Starting from the top of the material, restate each line exactly until the line that contains "379, bottom: 450", which is also copied. Pictures are excluded.

### [GIVEN MATERIAL]
● ● ●
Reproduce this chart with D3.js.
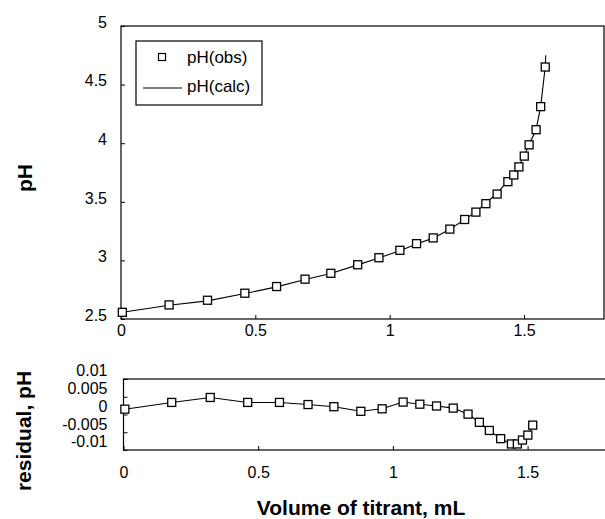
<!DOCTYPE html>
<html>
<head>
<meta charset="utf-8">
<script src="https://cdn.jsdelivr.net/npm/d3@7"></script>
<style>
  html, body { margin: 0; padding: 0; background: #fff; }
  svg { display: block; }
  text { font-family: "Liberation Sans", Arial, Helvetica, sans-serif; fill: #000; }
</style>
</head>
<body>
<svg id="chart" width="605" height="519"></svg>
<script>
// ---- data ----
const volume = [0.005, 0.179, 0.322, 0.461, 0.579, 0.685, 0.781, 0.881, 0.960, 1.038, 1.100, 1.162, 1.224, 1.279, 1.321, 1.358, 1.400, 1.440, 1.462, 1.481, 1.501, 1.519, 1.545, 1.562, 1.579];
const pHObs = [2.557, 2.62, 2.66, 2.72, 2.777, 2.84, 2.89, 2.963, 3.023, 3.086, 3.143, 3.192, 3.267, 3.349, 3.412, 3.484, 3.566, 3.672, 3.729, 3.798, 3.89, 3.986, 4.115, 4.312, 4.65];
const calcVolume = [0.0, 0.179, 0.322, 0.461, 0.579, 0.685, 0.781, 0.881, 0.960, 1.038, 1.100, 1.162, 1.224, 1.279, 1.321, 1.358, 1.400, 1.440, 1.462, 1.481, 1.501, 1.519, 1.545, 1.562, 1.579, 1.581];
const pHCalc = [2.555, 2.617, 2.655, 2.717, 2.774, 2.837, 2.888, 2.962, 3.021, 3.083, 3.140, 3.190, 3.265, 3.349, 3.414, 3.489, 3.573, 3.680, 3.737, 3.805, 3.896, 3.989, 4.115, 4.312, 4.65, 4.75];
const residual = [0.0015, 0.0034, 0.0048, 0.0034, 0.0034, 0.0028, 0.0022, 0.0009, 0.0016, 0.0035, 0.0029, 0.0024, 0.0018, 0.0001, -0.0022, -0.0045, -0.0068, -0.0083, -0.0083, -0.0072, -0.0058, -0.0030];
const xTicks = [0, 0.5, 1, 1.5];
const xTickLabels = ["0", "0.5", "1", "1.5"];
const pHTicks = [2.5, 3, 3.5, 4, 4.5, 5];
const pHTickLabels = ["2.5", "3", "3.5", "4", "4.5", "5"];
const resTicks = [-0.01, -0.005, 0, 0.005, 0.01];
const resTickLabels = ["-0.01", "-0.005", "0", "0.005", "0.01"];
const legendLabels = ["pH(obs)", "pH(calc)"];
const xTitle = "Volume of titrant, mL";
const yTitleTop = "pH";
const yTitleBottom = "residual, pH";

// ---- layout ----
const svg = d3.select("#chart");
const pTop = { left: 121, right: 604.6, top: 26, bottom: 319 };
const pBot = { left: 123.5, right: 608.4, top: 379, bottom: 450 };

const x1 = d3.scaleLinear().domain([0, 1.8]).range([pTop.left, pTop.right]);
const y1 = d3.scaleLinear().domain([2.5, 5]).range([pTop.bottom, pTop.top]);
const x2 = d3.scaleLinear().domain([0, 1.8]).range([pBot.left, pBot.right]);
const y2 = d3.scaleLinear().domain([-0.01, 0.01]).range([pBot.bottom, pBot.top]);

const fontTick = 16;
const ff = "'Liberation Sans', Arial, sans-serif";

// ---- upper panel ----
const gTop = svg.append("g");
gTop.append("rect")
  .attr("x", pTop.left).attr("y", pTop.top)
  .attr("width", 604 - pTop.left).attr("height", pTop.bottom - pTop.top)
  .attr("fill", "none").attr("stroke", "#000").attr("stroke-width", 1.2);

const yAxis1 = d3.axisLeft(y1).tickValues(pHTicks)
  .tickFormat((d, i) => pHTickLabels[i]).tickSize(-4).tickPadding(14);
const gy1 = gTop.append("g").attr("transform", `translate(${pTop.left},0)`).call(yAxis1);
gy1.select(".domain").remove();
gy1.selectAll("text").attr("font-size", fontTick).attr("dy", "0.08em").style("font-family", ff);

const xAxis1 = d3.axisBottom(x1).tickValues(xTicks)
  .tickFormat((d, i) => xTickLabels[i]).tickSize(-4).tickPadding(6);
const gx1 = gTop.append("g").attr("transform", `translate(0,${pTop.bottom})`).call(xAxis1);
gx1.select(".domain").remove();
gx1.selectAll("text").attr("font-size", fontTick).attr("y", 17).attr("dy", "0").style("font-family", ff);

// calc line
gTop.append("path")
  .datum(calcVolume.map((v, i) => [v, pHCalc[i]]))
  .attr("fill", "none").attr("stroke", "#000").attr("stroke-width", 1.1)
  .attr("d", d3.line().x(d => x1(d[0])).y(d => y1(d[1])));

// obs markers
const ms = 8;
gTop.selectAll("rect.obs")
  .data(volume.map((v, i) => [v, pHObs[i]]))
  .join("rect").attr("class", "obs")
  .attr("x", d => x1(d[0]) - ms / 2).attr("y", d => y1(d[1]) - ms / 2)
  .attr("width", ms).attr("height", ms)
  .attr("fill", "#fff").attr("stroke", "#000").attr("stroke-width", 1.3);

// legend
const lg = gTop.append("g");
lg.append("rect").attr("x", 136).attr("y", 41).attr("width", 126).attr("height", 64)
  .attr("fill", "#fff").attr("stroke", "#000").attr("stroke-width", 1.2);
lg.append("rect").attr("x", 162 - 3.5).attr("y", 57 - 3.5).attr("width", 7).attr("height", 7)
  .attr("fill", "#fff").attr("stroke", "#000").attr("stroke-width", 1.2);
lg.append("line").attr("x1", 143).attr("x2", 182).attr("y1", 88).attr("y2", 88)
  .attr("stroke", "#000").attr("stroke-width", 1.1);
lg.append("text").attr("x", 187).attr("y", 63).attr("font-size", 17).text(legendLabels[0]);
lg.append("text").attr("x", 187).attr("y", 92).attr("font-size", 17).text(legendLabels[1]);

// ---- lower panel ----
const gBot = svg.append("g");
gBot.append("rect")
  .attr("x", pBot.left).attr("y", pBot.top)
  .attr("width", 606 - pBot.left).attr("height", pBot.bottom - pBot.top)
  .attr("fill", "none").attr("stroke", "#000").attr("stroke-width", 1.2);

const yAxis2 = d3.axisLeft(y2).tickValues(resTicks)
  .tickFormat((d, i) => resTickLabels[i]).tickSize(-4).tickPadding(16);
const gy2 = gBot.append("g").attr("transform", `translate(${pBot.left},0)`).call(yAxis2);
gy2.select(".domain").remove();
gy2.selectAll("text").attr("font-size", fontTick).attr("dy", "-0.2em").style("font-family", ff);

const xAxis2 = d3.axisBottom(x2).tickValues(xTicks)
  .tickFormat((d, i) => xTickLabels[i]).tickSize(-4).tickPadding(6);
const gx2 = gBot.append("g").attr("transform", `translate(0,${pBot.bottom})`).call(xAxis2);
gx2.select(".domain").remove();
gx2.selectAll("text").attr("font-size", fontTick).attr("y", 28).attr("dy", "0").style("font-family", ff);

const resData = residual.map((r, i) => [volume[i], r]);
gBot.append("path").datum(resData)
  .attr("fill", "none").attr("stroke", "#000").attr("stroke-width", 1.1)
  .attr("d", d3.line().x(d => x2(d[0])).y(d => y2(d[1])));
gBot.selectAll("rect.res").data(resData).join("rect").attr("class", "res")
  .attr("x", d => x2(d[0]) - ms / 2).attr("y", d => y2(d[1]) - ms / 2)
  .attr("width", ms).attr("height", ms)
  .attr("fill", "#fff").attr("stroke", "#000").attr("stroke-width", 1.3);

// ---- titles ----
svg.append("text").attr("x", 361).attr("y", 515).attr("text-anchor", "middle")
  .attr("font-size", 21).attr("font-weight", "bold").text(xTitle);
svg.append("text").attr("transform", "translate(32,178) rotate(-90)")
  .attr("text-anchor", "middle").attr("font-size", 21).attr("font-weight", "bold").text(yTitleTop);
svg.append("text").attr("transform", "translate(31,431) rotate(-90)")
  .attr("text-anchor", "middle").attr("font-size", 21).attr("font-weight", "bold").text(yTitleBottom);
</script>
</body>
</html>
● ● ●
### [TASK ANSWER]
Reproduce this chart with D3.js.
<!DOCTYPE html>
<html>
<head>
<meta charset="utf-8">
<script src="https://cdn.jsdelivr.net/npm/d3@7"></script>
<style>
  html, body { margin: 0; padding: 0; background: #fff; }
  svg { display: block; }
  text { font-family: "Liberation Sans", Arial, Helvetica, sans-serif; fill: #000; }
</style>
</head>
<body>
<svg id="chart" width="605" height="519"></svg>
<script>
// ---- data ----
const volume = [0.005, 0.179, 0.322, 0.461, 0.579, 0.685, 0.781, 0.881, 0.960, 1.038, 1.100, 1.162, 1.224, 1.279, 1.321, 1.358, 1.400, 1.440, 1.462, 1.481, 1.501, 1.519, 1.545, 1.562, 1.579];
const pHObs = [2.557, 2.62, 2.66, 2.72, 2.777, 2.84, 2.89, 2.963, 3.023, 3.086, 3.143, 3.192, 3.267, 3.349, 3.412, 3.484, 3.566, 3.672, 3.729, 3.798, 3.89, 3.986, 4.115, 4.312, 4.65];
const calcVolume = [0.0, 0.179, 0.322, 0.461, 0.579, 0.685, 0.781, 0.881, 0.960, 1.038, 1.100, 1.162, 1.224, 1.279, 1.321, 1.358, 1.400, 1.440, 1.462, 1.481, 1.501, 1.519, 1.545, 1.562, 1.579, 1.581];
const pHCalc = [2.555, 2.617, 2.655, 2.717, 2.774, 2.837, 2.888, 2.962, 3.021, 3.083, 3.140, 3.190, 3.265, 3.349, 3.414, 3.489, 3.573, 3.680, 3.737, 3.805, 3.896, 3.989, 4.115, 4.312, 4.65, 4.75];
const residual = [0.0015, 0.0034, 0.0048, 0.0034, 0.0034, 0.0028, 0.0022, 0.0009, 0.0016, 0.0035, 0.0029, 0.0024, 0.0018, 0.0001, -0.0022, -0.0045, -0.0068, -0.0083, -0.0083, -0.0072, -0.0058, -0.0030];
const xTicks = [0, 0.5, 1, 1.5];
const xTickLabels = ["0", "0.5", "1", "1.5"];
const pHTicks = [2.5, 3, 3.5, 4, 4.5, 5];
const pHTickLabels = ["2.5", "3", "3.5", "4", "4.5", "5"];
const resTicks = [-0.01, -0.005, 0, 0.005, 0.01];
const resTickLabels = ["-0.01", "-0.005", "0", "0.005", "0.01"];
const legendLabels = ["pH(obs)", "pH(calc)"];
const xTitle = "Volume of titrant, mL";
const yTitleTop = "pH";
const yTitleBottom = "residual, pH";

// ---- layout ----
const svg = d3.select("#chart");
const pTop = { left: 121, right: 604.6, top: 26, bottom: 319 };
const pBot = { left: 123.5, right: 608.4, top: 379, bottom: 450 };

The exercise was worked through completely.